## START

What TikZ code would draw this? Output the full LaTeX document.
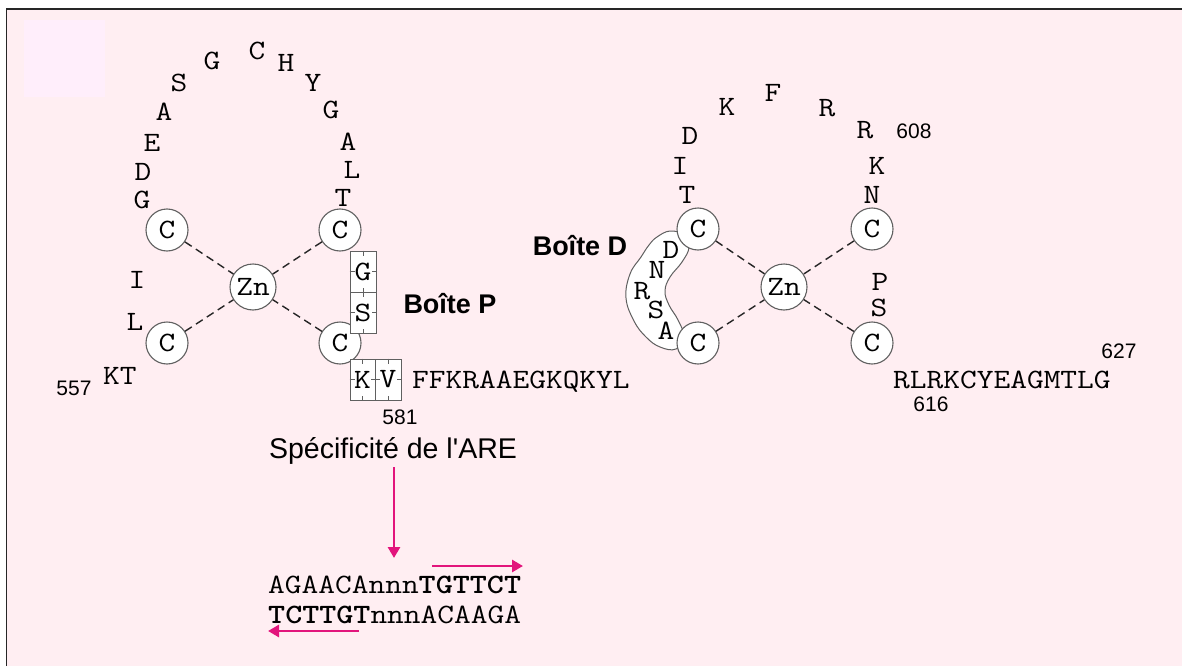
\documentclass[tikz,border=0pt]{standalone}
\usepackage{fontspec}
\usepackage{graphicx}
\newfontfamily\arial{Liberation Sans}
\usetikzlibrary{arrows.meta}
\definecolor{bgpink}{HTML}{FFEEF2}
\definecolor{sqpink}{HTML}{FFEEFB}
\definecolor{cgray}{HTML}{606060}
\definecolor{magentaA}{HTML}{E2147C}
\newcommand\amino[1]{\scalebox{1.16}[1]{\fontsize{28}{30}\selectfont\ttfamily #1}}
\newcommand\heavy[1]{{\bfseries #1}}
\newcommand\boxticks[1]{\draw[cgray,line width=0.8pt] (#1.north) -- ++(0,5) (#1.south) -- ++(0,-5) (#1.west) -- ++(5,0) (#1.east) -- ++(-5,0);}
\tikzset{
  res/.style={inner sep=0pt},
  cys/.style={circle, draw=cgray, fill=white, line width=1.1pt, minimum size=42pt, inner sep=0pt},
  znode/.style={circle, draw=cgray, fill=white, line width=1.1pt, minimum size=46pt, inner sep=0pt},
  bond/.style={dash pattern=on 8pt off 5pt, line width=1.4pt, draw=black!85},
  boxres/.style={draw=cgray, fill=white, line width=1pt, minimum width=26pt, minimum height=41pt, inner sep=0pt},
  numlab/.style={font=\arial\fontsize{21}{24}\selectfont, inner sep=0pt},
  boite/.style={font=\arial\bfseries\fontsize{27}{30}\selectfont, inner sep=0pt},
  mag/.style={draw=magentaA, line width=2.8pt, -{Triangle[length=11pt,width=12pt]}},
}
\begin{document}
\begin{tikzpicture}[x=1pt,y=-1pt]
\useasboundingbox (0,0) rectangle (1182,666);
\fill[bgpink] (6.5,9) rectangle (1182,666);
\draw[line width=1.2pt, black!85] (6.5,666) -- (6.5,9) -- (1182,9);
\fill[sqpink] (24,20) rectangle (105,97);

% ---------- left zinc finger ----------
\node[cys] (c1) at (167,230) {\amino{C}};
\node[cys] (c2) at (340,230) {\amino{C}};
\node[cys] (c3) at (167,343) {\amino{C}};
\node[cys] (c4) at (340,343) {\amino{C}};
\node[znode] (zn1) at (253,287) {\amino{Zn}};
\draw[bond] (c1) -- (zn1);
\draw[bond] (c2) -- (zn1);
\draw[bond] (c3) -- (zn1);
\draw[bond] (c4) -- (zn1);

\node[res] (l1) at (142,200) {\amino{G}};
\node[res] (l2) at (143,172) {\amino{D}};
\node[res] (l3) at (152,143) {\amino{E}};
\node[res] (l4) at (164,112) {\amino{A}};
\node[res] (l5) at (179,83) {\amino{S}};
\node[res] (l6) at (212,61) {\amino{G}};
\node[res] (l7) at (257,51) {\amino{C}};
\node[res] (l8) at (286,63) {\amino{H}};
\node[res] (l9) at (313,83) {\amino{Y}};
\node[res] (l10) at (331,110) {\amino{G}};
\node[res] (l11) at (348,142) {\amino{A}};
\node[res] (l12) at (352,170) {\amino{L}};
\node[res] (l13) at (343,198) {\amino{T}};
\node[res] (li) at (137,280) {\amino{I}};
\node[res] (ll) at (135,322) {\amino{L}};
\node[res, anchor=base west] (kt) at (103,384) {\amino{KT}};
\node[numlab] (n557) at (74,388) {557};

\node[boxres] (bg) at (363,271.5) {\amino{G}};
\node[boxres] (bs) at (363,312.5) {\amino{S}};
\node[boxres, minimum width=25pt] (bk) at (362.5,379.5) {\amino{K}};
\node[boxres] (bv) at (388,379.5) {\amino{V}};
\boxticks{bg}
\boxticks{bs}
\boxticks{bk}
\boxticks{bv}
\node[res, anchor=base west] (seq1) at (412,388) {\amino{FFKRAAEGKQKYL}};
\node[numlab] (n581) at (400,417) {581};
\node[boite] (bp) at (450,304) {Boîte P};

% ---------- right zinc finger ----------
\draw[cgray, line width=1pt, fill=white] plot[smooth cycle, tension=0.7] coordinates {
  (657,237) (670,231) (683,235) (689,247) (682,262) (670,277) (665,291) (669,305)
  (678,320) (684,337) (676,349) (660,347) (646,337) (634,321) (626,298) (630,274)
  (641,257) (649,245)};
\node[cys] (c5) at (698,229) {\amino{C}};
\node[cys] (c6) at (872,229) {\amino{C}};
\node[cys] (c7) at (698,343) {\amino{C}};
\node[cys] (c8) at (872,343) {\amino{C}};
\node[znode] (zn2) at (784,287) {\amino{Zn}};
\draw[bond] (c5) -- (zn2);
\draw[bond] (c6) -- (zn2);
\draw[bond] (c7) -- (zn2);
\draw[bond] (c8) -- (zn2);

\node[res] (d1) at (671,250) {\amino{D}};
\node[res] (d2) at (657,270) {\amino{N}};
\node[res] (d3) at (642,291) {\amino{R}};
\node[res] (d4) at (656,310) {\amino{S}};
\node[res] (d5) at (666,331) {\amino{A}};

\node[res] (r1) at (687,195) {\amino{T}};
\node[res] (r2) at (680,166) {\amino{I}};
\node[res] (r3) at (690,136) {\amino{D}};
\node[res] (r4) at (727,107) {\amino{K}};
\node[res] (r5) at (773,93) {\amino{F}};
\node[res] (r6) at (827,108) {\amino{R}};
\node[res] (r7) at (865,130) {\amino{R}};
\node[res] (r8) at (877,166) {\amino{K}};
\node[res] (r9) at (872,195) {\amino{N}};
\node[res] (rp) at (880,282) {\amino{P}};
\node[res] (rs) at (879,308) {\amino{S}};
\node[numlab] (n608) at (914,131) {608};
\node[res, anchor=base west] (seq2) at (893,388) {\amino{RLRKCYEAGMTLG}};
\node[numlab] (n627) at (1119,351) {627};
\node[numlab] (n616) at (931,404) {616};
\node[boite] (bd) at (580,246) {Boîte D};

% ---------- ARE ----------
\node[font=\arial\fontsize{28.5}{31}\selectfont, inner sep=0pt, anchor=base] (spec) at (393,458) {Spécificité de l'ARE};
\coordinate (a1s) at (394,467);
\coordinate (a1e) at (394,558);
\draw[mag] (a1s) -- (a1e);
\node[res, anchor=base west] (are1) at (268,593) {\amino{AGAACAnnn\heavy{TGTTCT}}};
\node[res, anchor=base west] (are2) at (268,623) {\amino{\heavy{TCTTGT}nnnACAAGA}};
\coordinate (a2s) at (432,566);
\coordinate (a2e) at (523,566);
\draw[mag] (a2s) -- (a2e);
\coordinate (a3s) at (359,631);
\coordinate (a3e) at (268,631);
\draw[mag] (a3s) -- (a3e);
\end{tikzpicture}
\end{document}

## END

- Instructions for the task
The listing above needs to be output again exactly. Don't include the pictures.

- Task response
What TikZ code would draw this? Output the full LaTeX document.
\documentclass[tikz,border=0pt]{standalone}
\usepackage{fontspec}
\usepackage{graphicx}
\newfontfamily\arial{Liberation Sans}
\usetikzlibrary{arrows.meta}
\definecolor{bgpink}{HTML}{FFEEF2}
\definecolor{sqpink}{HTML}{FFEEFB}
\definecolor{cgray}{HTML}{606060}
\definecolor{magentaA}{HTML}{E2147C}
\newcommand\amino[1]{\scalebox{1.16}[1]{\fontsize{28}{30}\selectfont\ttfamily #1}}
\newcommand\heavy[1]{{\bfseries #1}}
\newcommand\boxticks[1]{\draw[cgray,line width=0.8pt] (#1.north) -- ++(0,5) (#1.south) -- ++(0,-5) (#1.west) -- ++(5,0) (#1.east) -- ++(-5,0);}
\tikzset{
  res/.style={inner sep=0pt},
  cys/.style={circle, draw=cgray, fill=white, line width=1.1pt, minimum size=42pt, inner sep=0pt},
  znode/.style={circle, draw=cgray, fill=white, line width=1.1pt, minimum size=46pt, inner sep=0pt},
  bond/.style={dash pattern=on 8pt off 5pt, line width=1.4pt, draw=black!85},
  boxres/.style={draw=cgray, fill=white, line width=1pt, minimum width=26pt, minimum height=41pt, inner sep=0pt},
  numlab/.style={font=\arial\fontsize{21}{24}\selectfont, inner sep=0pt},
  boite/.style={font=\arial\bfseries\fontsize{27}{30}\selectfont, inner sep=0pt},
  mag/.style={draw=magentaA, line width=2.8pt, -{Triangle[length=11pt,width=12pt]}},
}
\begin{document}
\begin{tikzpicture}[x=1pt,y=-1pt]
\useasboundingbox (0,0) rectangle (1182,666);
\fill[bgpink] (6.5,9) rectangle (1182,666);
\draw[line width=1.2pt, black!85] (6.5,666) -- (6.5,9) -- (1182,9);
\fill[sqpink] (24,20) rectangle (105,97);

% ---------- left zinc finger ----------
\node[cys] (c1) at (167,230) {\amino{C}};
\node[cys] (c2) at (340,230) {\amino{C}};
\node[cys] (c3) at (167,343) {\amino{C}};
\node[cys] (c4) at (340,343) {\amino{C}};
\node[znode] (zn1) at (253,287) {\amino{Zn}};
\draw[bond] (c1) -- (zn1);
\draw[bond] (c2) -- (zn1);
\draw[bond] (c3) -- (zn1);
\draw[bond] (c4) -- (zn1);

\node[res] (l1) at (142,200) {\amino{G}};
\node[res] (l2) at (143,172) {\amino{D}};
\node[res] (l3) at (152,143) {\amino{E}};
\node[res] (l4) at (164,112) {\amino{A}};
\node[res] (l5) at (179,83) {\amino{S}};
\node[res] (l6) at (212,61) {\amino{G}};
\node[res] (l7) at (257,51) {\amino{C}};
\node[res] (l8) at (286,63) {\amino{H}};
\node[res] (l9) at (313,83) {\amino{Y}};
\node[res] (l10) at (331,110) {\amino{G}};
\node[res] (l11) at (348,142) {\amino{A}};
\node[res] (l12) at (352,170) {\amino{L}};
\node[res] (l13) at (343,198) {\amino{T}};
\node[res] (li) at (137,280) {\amino{I}};
\node[res] (ll) at (135,322) {\amino{L}};
\node[res, anchor=base west] (kt) at (103,384) {\amino{KT}};
\node[numlab] (n557) at (74,388) {557};

\node[boxres] (bg) at (363,271.5) {\amino{G}};
\node[boxres] (bs) at (363,312.5) {\amino{S}};
\node[boxres, minimum width=25pt] (bk) at (362.5,379.5) {\amino{K}};
\node[boxres] (bv) at (388,379.5) {\amino{V}};
\boxticks{bg}
\boxticks{bs}
\boxticks{bk}
\boxticks{bv}
\node[res, anchor=base west] (seq1) at (412,388) {\amino{FFKRAAEGKQKYL}};
\node[numlab] (n581) at (400,417) {581};
\node[boite] (bp) at (450,304) {Boîte P};

% ---------- right zinc finger ----------
\draw[cgray, line width=1pt, fill=white] plot[smooth cycle, tension=0.7] coordinates {
  (657,237) (670,231) (683,235) (689,247) (682,262) (670,277) (665,291) (669,305)
  (678,320) (684,337) (676,349) (660,347) (646,337) (634,321) (626,298) (630,274)
  (641,257) (649,245)};
\node[cys] (c5) at (698,229) {\amino{C}};
\node[cys] (c6) at (872,229) {\amino{C}};
\node[cys] (c7) at (698,343) {\amino{C}};
\node[cys] (c8) at (872,343) {\amino{C}};
\node[znode] (zn2) at (784,287) {\amino{Zn}};
\draw[bond] (c5) -- (zn2);
\draw[bond] (c6) -- (zn2);
\draw[bond] (c7) -- (zn2);
\draw[bond] (c8) -- (zn2);

\node[res] (d1) at (671,250) {\amino{D}};
\node[res] (d2) at (657,270) {\amino{N}};
\node[res] (d3) at (642,291) {\amino{R}};
\node[res] (d4) at (656,310) {\amino{S}};
\node[res] (d5) at (666,331) {\amino{A}};

\node[res] (r1) at (687,195) {\amino{T}};
\node[res] (r2) at (680,166) {\amino{I}};
\node[res] (r3) at (690,136) {\amino{D}};
\node[res] (r4) at (727,107) {\amino{K}};
\node[res] (r5) at (773,93) {\amino{F}};
\node[res] (r6) at (827,108) {\amino{R}};
\node[res] (r7) at (865,130) {\amino{R}};
\node[res] (r8) at (877,166) {\amino{K}};
\node[res] (r9) at (872,195) {\amino{N}};
\node[res] (rp) at (880,282) {\amino{P}};
\node[res] (rs) at (879,308) {\amino{S}};
\node[numlab] (n608) at (914,131) {608};
\node[res, anchor=base west] (seq2) at (893,388) {\amino{RLRKCYEAGMTLG}};
\node[numlab] (n627) at (1119,351) {627};
\node[numlab] (n616) at (931,404) {616};
\node[boite] (bd) at (580,246) {Boîte D};

% ---------- ARE ----------
\node[font=\arial\fontsize{28.5}{31}\selectfont, inner sep=0pt, anchor=base] (spec) at (393,458) {Spécificité de l'ARE};
\coordinate (a1s) at (394,467);
\coordinate (a1e) at (394,558);
\draw[mag] (a1s) -- (a1e);
\node[res, anchor=base west] (are1) at (268,593) {\amino{AGAACAnnn\heavy{TGTTCT}}};
\node[res, anchor=base west] (are2) at (268,623) {\amino{\heavy{TCTTGT}nnnACAAGA}};
\coordinate (a2s) at (432,566);
\coordinate (a2e) at (523,566);
\draw[mag] (a2s) -- (a2e);
\coordinate (a3s) at (359,631);
\coordinate (a3e) at (268,631);
\draw[mag] (a3s) -- (a3e);
\end{tikzpicture}
\end{document}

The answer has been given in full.